El término del período de Semana Santa y de Pascua significa una oportunidad distinta de acercarnos a una experiencia de vida en la que confiamos en que el Señor no mira tanto la grandeza de las obras, sino el amor con que se lleva a cabo incluso la más pequeña, discreta y cotidiana de ellas
Por Genaro Ávila-Valencia, SJ, escolar jesuita de cuarto año
«¡Resucitó de veras mi amor y mi esperanza!»
La Semana Santa y la Semana de Pascua suelen ser un tiempo particularmente intenso para muchas personas. En especial para los cristianos son semanas cargadas de acontecimientos, tanto de descanso del trabajo, como de experiencias apostólicas de misión y de muy bellas y sentidas celebraciones litúrgicas. En tan sólo una semana podemos vivir toda la gama de emociones, sentimientos y pensamientos que nos trae consigo la Pasión, Muerte y Resurrección de Cristo. En una sola semana pasamos de la triste melancolía por la despedida del Amigo en su última cena, a la traición de Judas por 30 monedas de plata y a la negación de Pedro, antes de que cantara el gallo. Después padecimos la ausencia causada por la muerte de Jesús, la soledad de la cruz, el dolor de María y la fidelidad de Juan y las mujeres. Finalmente, en la Vigilia Pascual, llegamos exultantes a la alegría venturosa de la Resurrección de Jesús y sentimos cómo nuestro corazón ardía al contemplar la tumba vacía.
No obstante, parece que muchas veces los cristianos somos más amantes de las luces de los especiales tiempos extraordinarios que de la aparente opacidad de los tiempos ordinarios. Vivimos en la tentación de devorar experiencias y quedarnos embelesados en un momento aislado, olvidando la circularidad del acontecimiento del amor de Jesús por nosotros. Sentimos la latente tentación que sintió María Magdalena al querer tocar a Jesús y atrapar la experiencia del Resucitado para ella sola, buscando poseerlo y quedarse para siempre con Él. Quizá también nos gana el escéptico Tomás que todos llevamos dentro y nos vemos víctimas de nuestra incredulidad y falta de fe; entonces necesitamos pruebas contundentes, claras y distintas para poder creer: “si no veo en sus manos la señal de los clavos y no meto mi dedo en el agujero de los clavos y no meto mi mano en su costado, no creeré” Jn 20,25.

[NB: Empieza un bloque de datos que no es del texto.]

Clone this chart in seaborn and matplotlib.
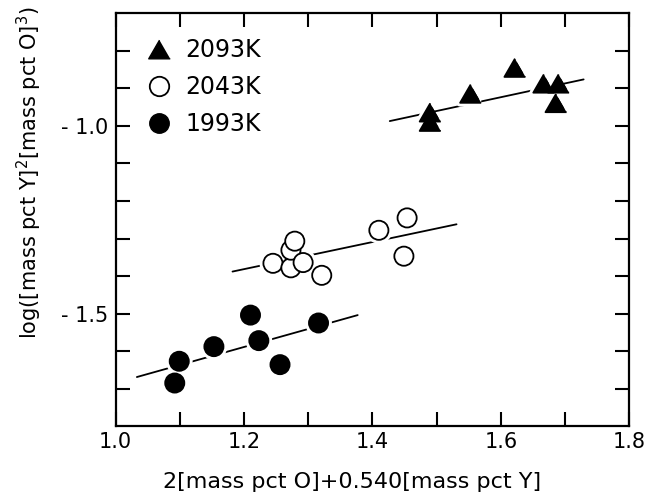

Pese a esta tentación tan humana, creo que este es un buen tiempo para recordar que la Resurrección de Cristo implica “volver a Galilea” pues allí lo veremos y allí lo encontraremos porque Él va delante de nosotros (Cfr. Mc 28,10). Volver a la Galilea de nuestra vida cotidiana para releer nuestra propia historia a la luz de la Resurrección. Volver a la Galilea de nuestros estudios y clases en línea, híbridas o presenciales. Volver a la Galilea de nuestro trabajo. Volver a la Galilea de nuestras constantes luchas. Volver a la Galilea de nuestros desmesurados deseos de querer tanto y poder tan poco. Volver a la Galilea de nuestros muchos aciertos, pero también de nuestros inevitables desaciertos. Volver a la Galilea del tiempo que parece no brillar, del proyecto que parece no cristalizarse y de las relaciones que parecen no fluir. Volver a la Galilea de nuestra vida diaria no es volver solos, ni mucho menos vacíos, ni tampoco melancólico y añorantes que miran hacia atrás. Es volver en comunidad. Volver a nuestra Galilea es mirar de frente, es volver con la alegría y la paz que sólo Jesús Resucitado nos da. Volver a Galilea es volver a las aporías de nuestra vida y no olvidar que la tumba está vacía, porque el Señor de la Vida no está ahí, sino que ha resucitado como nos lo había anunciado y prometido. Volver a Galilea es volver confiando en aquello de que el Señor no mira tanto la grandeza de las obras, sino el amor con que se hace aún la más pequeña y discreta de estas obras.